● Task details
All lines from the beginning of the listing through the line with "const trendY = [0.5067, 0.5717];" are to be copied word for word; the pictures are not.
[Begin]
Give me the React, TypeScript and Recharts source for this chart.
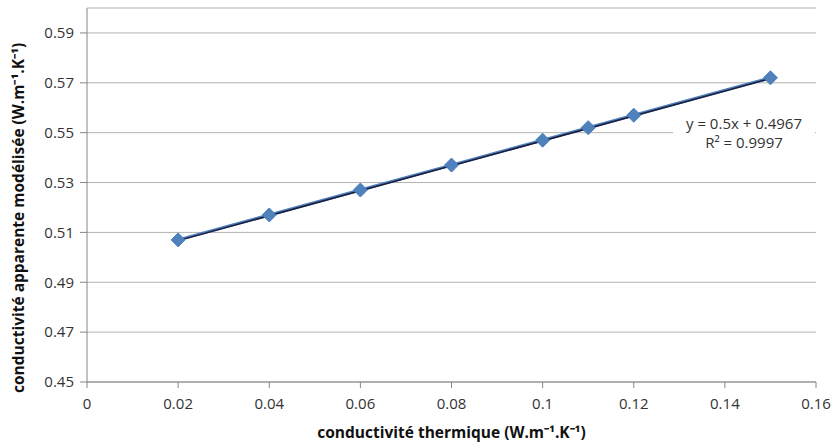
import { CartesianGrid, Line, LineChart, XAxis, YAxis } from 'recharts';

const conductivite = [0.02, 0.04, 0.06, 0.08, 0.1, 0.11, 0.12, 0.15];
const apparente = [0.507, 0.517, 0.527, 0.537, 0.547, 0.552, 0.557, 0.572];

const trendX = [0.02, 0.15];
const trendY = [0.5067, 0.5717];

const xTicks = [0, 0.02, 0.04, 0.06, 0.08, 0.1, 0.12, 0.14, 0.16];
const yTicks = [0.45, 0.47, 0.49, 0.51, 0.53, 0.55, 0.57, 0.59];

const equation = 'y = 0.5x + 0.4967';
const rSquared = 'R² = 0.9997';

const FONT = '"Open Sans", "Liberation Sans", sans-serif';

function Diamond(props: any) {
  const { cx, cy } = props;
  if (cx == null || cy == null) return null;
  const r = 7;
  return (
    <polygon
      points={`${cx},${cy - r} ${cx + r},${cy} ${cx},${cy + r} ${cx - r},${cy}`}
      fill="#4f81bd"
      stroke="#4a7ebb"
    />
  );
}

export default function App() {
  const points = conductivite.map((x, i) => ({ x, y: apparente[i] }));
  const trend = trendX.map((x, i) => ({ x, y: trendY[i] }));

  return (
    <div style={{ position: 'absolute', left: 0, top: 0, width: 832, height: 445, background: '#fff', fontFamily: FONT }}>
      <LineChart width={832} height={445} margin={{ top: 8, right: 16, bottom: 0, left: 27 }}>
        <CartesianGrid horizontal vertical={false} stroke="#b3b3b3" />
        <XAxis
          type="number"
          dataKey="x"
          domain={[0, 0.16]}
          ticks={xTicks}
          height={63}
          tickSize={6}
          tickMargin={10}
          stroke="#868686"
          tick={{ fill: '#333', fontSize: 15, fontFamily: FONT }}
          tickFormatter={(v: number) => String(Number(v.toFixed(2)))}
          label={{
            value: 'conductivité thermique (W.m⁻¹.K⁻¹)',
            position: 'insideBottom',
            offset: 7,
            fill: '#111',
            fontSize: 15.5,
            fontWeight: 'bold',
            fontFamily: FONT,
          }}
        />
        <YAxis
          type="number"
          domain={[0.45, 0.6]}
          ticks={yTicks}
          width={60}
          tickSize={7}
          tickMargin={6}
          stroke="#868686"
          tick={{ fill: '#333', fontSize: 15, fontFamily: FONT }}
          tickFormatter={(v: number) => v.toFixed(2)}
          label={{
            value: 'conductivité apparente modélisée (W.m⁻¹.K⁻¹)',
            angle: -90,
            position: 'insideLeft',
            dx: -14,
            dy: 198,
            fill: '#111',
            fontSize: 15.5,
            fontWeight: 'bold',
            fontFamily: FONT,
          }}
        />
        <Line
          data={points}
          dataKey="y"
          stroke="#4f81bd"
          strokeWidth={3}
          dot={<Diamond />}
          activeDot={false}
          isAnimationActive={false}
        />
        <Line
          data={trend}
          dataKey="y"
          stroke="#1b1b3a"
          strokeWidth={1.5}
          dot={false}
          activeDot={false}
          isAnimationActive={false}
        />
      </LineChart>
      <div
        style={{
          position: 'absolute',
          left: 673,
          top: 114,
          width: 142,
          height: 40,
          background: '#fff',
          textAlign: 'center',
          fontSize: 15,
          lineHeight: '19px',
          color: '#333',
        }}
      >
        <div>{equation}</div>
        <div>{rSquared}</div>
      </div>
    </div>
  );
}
[End]
● Result
Give me the React, TypeScript and Recharts source for this chart.
import { CartesianGrid, Line, LineChart, XAxis, YAxis } from 'recharts';

const conductivite = [0.02, 0.04, 0.06, 0.08, 0.1, 0.11, 0.12, 0.15];
const apparente = [0.507, 0.517, 0.527, 0.537, 0.547, 0.552, 0.557, 0.572];

const trendX = [0.02, 0.15];
const trendY = [0.5067, 0.5717];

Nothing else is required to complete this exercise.